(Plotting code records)
(begin)
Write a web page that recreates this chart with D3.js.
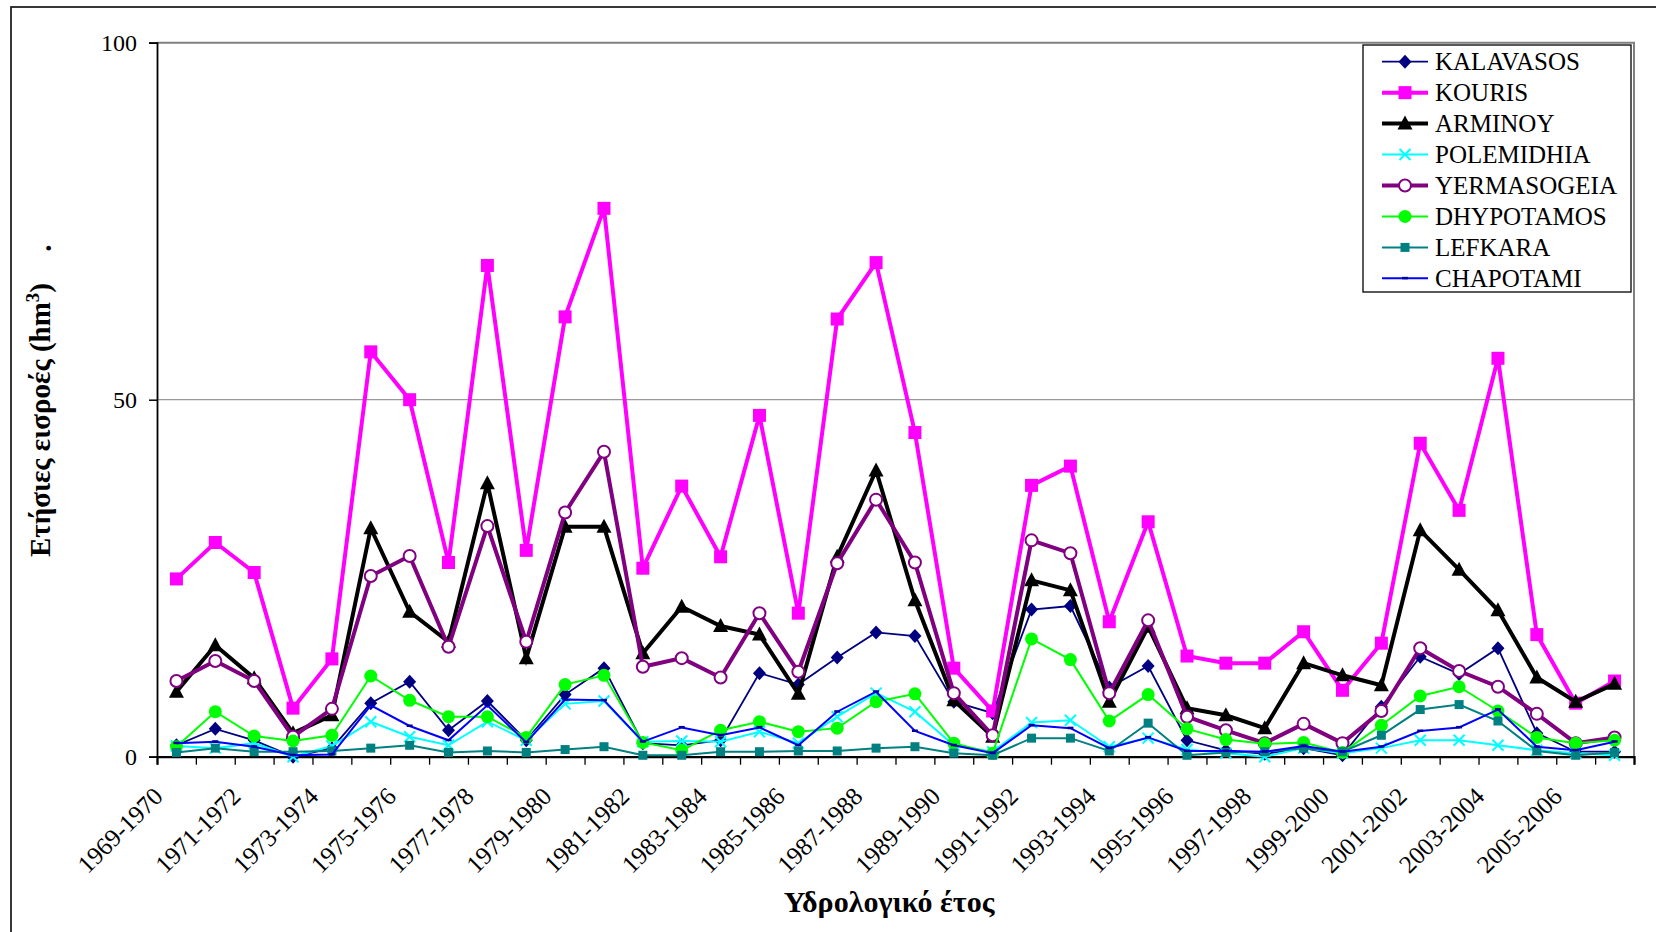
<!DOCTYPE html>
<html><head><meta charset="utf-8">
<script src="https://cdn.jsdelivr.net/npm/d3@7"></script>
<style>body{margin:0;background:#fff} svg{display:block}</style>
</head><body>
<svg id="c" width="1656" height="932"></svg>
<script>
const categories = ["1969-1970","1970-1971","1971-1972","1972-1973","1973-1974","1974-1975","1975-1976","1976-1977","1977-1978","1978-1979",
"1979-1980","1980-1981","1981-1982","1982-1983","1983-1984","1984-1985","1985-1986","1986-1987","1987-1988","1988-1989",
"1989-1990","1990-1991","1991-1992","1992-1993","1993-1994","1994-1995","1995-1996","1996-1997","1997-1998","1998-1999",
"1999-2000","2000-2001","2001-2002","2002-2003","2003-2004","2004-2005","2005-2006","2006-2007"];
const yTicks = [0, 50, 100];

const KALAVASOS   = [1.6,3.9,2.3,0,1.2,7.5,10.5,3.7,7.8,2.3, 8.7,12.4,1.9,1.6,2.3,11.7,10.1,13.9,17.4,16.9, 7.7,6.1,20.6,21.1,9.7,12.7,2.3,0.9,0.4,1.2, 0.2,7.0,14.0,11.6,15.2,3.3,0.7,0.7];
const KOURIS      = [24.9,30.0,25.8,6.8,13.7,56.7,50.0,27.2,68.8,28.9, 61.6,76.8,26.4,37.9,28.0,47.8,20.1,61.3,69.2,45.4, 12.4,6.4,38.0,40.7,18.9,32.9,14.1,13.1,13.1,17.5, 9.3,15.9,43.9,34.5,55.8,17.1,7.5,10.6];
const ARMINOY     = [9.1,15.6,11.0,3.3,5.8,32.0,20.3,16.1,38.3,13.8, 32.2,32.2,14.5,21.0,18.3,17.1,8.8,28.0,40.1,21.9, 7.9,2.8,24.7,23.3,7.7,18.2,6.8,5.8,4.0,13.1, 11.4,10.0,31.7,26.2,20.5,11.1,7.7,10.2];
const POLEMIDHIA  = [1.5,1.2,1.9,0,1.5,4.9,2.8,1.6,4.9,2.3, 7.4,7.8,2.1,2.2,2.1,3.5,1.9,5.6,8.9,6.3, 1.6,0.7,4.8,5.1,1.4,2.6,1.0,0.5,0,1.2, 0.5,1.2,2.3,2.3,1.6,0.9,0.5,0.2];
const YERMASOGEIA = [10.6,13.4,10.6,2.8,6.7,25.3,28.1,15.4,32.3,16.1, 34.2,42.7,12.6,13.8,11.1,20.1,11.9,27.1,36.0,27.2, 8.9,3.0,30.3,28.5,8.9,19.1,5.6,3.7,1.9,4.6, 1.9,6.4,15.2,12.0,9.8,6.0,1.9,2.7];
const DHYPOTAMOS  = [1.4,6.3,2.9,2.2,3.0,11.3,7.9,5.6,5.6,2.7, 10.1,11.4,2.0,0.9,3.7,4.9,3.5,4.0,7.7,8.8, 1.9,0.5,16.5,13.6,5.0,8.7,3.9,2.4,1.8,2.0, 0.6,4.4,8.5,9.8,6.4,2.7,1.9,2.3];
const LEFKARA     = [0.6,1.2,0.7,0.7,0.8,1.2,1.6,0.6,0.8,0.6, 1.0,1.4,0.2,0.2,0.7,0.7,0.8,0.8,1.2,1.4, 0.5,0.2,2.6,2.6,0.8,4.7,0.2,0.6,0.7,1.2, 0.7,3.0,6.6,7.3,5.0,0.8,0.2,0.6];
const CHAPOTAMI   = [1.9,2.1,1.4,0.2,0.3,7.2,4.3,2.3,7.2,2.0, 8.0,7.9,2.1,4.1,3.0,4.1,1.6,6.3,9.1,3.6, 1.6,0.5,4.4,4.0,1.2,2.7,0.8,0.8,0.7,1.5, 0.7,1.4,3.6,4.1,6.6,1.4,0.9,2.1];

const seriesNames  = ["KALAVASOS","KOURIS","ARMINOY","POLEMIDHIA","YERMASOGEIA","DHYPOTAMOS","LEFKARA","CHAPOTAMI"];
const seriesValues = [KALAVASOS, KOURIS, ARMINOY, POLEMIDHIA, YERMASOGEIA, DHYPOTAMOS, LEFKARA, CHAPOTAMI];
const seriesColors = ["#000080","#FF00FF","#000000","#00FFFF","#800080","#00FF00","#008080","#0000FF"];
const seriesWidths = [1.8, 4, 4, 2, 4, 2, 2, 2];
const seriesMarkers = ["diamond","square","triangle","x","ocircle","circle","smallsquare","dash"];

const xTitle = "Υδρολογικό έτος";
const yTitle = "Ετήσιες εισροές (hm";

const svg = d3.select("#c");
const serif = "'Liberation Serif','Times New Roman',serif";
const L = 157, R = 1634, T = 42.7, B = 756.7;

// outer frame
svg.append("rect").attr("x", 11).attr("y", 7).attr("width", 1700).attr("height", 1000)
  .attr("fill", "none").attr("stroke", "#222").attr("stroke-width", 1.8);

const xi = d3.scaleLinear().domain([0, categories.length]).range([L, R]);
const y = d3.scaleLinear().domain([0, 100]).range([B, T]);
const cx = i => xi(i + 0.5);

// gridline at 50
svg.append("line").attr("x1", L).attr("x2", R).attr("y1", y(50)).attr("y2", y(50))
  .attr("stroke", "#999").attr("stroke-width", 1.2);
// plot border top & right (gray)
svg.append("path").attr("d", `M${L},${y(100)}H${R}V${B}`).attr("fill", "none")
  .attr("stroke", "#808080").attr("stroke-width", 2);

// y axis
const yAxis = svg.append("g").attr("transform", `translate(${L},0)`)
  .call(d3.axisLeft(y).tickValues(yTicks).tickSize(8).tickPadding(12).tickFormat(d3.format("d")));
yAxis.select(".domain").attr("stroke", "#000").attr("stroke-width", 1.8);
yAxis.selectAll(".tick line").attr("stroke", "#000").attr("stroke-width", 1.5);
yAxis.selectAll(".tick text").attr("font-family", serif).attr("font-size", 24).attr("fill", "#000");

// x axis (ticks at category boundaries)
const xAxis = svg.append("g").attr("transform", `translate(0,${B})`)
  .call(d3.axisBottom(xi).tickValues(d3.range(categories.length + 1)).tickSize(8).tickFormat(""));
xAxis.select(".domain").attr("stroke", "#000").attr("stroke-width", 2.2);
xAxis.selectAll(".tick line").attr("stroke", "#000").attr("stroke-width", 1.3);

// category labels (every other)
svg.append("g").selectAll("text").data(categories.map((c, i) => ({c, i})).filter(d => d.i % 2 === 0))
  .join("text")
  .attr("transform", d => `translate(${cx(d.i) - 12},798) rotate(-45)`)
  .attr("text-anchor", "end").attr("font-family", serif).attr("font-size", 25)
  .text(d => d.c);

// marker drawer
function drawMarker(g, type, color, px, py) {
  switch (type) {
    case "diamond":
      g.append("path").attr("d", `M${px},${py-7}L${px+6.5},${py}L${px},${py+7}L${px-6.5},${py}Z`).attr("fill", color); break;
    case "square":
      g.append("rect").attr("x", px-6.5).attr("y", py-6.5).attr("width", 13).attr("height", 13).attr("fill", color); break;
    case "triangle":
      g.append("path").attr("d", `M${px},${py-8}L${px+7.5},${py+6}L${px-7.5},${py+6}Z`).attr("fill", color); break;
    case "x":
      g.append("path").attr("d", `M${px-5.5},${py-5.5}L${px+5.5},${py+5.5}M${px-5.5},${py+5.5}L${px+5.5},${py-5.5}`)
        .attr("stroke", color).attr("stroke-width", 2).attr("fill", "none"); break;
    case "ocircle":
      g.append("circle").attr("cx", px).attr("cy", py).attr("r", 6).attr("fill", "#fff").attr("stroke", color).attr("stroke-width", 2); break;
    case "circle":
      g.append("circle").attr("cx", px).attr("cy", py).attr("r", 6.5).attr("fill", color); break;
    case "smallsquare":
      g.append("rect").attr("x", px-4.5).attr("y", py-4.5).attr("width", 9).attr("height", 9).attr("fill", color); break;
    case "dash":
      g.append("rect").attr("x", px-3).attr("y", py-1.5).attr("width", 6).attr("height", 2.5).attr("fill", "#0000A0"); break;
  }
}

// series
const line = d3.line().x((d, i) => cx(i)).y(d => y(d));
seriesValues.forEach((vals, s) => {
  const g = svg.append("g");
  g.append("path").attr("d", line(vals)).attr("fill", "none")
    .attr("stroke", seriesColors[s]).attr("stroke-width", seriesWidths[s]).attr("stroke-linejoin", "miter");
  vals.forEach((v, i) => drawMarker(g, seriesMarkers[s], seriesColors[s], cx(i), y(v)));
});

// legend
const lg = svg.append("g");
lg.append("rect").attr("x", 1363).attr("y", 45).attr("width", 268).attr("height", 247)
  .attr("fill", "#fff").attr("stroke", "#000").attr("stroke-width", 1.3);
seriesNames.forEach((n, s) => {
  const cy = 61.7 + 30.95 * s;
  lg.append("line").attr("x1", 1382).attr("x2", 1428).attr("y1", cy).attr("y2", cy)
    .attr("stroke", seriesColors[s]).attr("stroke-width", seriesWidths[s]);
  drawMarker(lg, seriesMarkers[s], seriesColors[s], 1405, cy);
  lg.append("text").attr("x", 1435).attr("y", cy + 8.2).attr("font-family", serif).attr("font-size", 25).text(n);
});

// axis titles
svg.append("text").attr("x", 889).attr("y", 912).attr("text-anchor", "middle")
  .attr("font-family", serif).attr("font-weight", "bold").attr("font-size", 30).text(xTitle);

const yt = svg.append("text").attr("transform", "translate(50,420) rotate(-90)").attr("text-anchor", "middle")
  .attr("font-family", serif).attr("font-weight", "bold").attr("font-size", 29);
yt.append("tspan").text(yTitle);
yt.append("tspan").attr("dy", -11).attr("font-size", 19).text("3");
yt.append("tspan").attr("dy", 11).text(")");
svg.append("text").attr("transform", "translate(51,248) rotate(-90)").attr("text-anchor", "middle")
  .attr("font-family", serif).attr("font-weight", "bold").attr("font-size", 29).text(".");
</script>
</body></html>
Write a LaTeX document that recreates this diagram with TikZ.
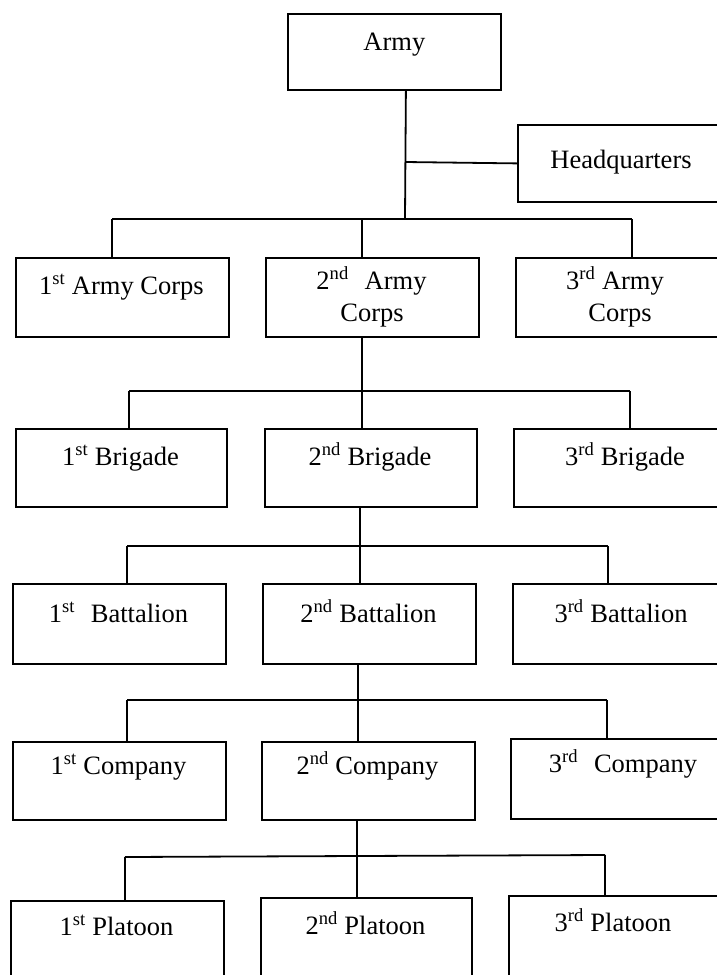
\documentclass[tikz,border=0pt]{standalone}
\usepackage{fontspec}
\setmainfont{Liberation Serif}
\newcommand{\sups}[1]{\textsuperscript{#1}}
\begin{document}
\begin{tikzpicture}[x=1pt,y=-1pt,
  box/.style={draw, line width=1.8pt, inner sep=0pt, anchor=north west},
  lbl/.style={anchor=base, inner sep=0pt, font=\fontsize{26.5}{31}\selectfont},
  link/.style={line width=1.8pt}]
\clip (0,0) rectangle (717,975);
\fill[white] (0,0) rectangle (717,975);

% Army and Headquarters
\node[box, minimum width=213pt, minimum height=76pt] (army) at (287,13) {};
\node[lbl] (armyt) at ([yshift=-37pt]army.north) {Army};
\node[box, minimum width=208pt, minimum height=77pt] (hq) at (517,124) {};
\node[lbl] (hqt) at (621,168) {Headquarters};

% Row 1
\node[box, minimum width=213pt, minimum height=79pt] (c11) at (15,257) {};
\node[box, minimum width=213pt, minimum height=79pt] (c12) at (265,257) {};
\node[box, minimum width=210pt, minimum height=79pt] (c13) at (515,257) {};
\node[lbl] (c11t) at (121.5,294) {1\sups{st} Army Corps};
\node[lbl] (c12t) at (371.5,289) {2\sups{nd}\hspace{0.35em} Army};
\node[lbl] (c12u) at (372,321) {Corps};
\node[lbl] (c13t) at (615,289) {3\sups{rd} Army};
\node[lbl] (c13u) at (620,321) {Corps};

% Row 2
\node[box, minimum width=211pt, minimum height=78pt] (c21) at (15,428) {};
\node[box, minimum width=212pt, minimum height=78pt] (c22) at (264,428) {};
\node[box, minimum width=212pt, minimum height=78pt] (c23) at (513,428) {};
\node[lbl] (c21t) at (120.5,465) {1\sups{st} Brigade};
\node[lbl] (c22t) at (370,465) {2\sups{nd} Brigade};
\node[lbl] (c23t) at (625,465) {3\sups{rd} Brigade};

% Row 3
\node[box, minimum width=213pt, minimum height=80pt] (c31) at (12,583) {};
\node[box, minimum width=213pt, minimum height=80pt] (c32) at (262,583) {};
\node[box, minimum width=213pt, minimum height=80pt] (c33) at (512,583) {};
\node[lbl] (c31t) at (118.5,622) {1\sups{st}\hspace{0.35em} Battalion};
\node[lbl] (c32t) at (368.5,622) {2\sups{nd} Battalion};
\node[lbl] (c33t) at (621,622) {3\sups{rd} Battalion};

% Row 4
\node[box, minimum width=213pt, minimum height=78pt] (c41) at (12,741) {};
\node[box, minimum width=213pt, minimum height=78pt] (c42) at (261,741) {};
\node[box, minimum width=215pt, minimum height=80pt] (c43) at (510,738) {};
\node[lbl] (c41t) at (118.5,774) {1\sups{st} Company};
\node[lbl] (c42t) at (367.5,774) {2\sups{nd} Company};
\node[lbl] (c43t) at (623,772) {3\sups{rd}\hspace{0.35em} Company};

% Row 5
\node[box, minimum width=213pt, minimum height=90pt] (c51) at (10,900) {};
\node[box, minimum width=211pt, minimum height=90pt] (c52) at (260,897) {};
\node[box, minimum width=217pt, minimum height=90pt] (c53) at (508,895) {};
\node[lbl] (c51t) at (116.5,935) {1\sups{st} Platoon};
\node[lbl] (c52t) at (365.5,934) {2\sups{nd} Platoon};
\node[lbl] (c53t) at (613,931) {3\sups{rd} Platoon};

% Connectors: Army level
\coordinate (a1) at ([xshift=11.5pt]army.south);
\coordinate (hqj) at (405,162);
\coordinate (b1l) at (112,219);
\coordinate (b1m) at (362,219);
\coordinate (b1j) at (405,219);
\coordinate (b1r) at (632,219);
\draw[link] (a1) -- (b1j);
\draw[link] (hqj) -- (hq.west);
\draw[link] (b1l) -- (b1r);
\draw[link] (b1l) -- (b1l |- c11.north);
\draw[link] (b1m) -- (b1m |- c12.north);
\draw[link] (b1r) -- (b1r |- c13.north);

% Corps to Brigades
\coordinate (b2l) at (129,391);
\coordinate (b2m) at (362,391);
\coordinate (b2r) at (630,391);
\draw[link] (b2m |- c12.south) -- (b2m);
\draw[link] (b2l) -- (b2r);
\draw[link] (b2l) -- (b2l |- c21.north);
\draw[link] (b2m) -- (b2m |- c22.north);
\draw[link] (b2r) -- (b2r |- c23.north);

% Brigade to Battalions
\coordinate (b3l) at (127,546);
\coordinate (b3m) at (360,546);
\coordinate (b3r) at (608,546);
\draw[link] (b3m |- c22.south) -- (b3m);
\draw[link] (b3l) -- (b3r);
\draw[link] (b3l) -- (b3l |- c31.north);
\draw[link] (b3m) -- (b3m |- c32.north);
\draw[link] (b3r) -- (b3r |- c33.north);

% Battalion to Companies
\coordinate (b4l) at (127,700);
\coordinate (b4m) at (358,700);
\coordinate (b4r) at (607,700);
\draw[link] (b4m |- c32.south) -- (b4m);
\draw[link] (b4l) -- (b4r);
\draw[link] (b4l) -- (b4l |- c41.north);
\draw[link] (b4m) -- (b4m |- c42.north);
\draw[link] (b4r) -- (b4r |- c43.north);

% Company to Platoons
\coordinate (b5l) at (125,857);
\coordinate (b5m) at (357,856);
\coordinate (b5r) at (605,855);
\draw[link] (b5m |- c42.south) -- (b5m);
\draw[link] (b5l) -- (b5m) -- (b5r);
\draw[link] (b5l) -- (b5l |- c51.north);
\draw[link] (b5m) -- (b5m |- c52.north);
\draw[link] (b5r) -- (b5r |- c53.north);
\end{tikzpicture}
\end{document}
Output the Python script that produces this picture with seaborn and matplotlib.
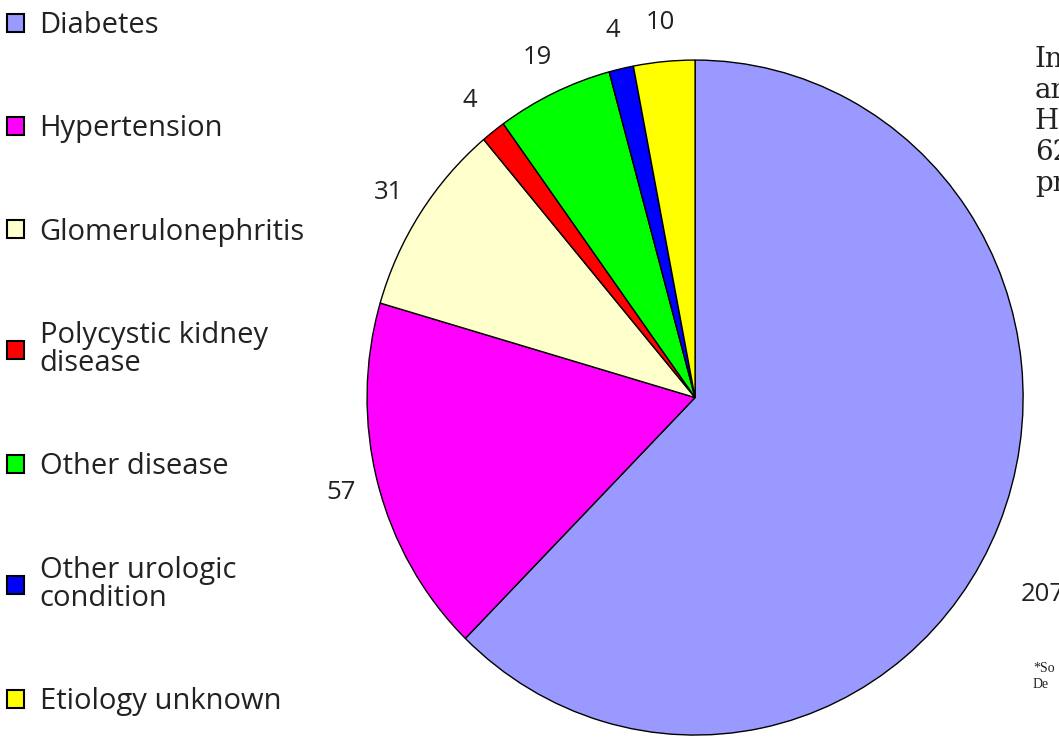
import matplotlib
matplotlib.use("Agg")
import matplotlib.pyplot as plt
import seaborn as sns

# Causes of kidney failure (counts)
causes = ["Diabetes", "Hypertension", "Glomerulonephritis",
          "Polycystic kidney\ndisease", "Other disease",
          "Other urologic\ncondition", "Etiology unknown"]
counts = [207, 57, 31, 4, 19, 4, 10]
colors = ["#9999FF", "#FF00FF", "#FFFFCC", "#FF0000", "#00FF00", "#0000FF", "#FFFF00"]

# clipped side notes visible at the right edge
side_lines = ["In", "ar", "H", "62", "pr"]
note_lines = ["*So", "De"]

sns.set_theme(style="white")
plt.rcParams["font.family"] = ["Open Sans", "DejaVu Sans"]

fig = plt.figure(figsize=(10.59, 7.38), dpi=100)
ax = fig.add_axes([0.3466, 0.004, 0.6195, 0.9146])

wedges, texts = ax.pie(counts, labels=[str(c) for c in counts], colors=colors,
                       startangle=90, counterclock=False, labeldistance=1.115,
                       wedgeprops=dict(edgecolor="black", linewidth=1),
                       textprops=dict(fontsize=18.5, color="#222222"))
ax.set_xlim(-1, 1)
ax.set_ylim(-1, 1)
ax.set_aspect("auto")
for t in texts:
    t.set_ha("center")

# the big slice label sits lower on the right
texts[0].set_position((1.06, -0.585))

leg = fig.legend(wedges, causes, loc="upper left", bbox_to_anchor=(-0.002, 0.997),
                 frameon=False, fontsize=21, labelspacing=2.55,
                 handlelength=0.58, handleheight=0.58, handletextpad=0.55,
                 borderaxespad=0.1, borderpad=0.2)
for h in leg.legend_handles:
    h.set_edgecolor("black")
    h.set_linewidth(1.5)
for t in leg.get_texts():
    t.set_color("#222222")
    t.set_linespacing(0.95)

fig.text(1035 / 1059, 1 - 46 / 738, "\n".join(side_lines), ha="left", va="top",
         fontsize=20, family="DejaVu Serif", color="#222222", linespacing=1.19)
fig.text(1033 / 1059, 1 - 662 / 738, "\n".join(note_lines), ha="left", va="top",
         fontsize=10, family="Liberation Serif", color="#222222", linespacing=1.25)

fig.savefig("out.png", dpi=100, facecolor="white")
(end)
Exercise description:
Start at the first line of the records and write out everything up to and including the line containing "const yTicks = [0, 50, 100];". No pictures.

Completed task:
Write a web page that recreates this chart with D3.js.
<!DOCTYPE html>
<html><head><meta charset="utf-8">
<script src="https://cdn.jsdelivr.net/npm/d3@7"></script>
<style>body{margin:0;background:#fff} svg{display:block}</style>
</head><body>
<svg id="c" width="1656" height="932"></svg>
<script>
const categories = ["1969-1970","1970-1971","1971-1972","1972-1973","1973-1974","1974-1975","1975-1976","1976-1977","1977-1978","1978-1979",
"1979-1980","1980-1981","1981-1982","1982-1983","1983-1984","1984-1985","1985-1986","1986-1987","1987-1988","1988-1989",
"1989-1990","1990-1991","1991-1992","1992-1993","1993-1994","1994-1995","1995-1996","1996-1997","1997-1998","1998-1999",
"1999-2000","2000-2001","2001-2002","2002-2003","2003-2004","2004-2005","2005-2006","2006-2007"];
const yTicks = [0, 50, 100];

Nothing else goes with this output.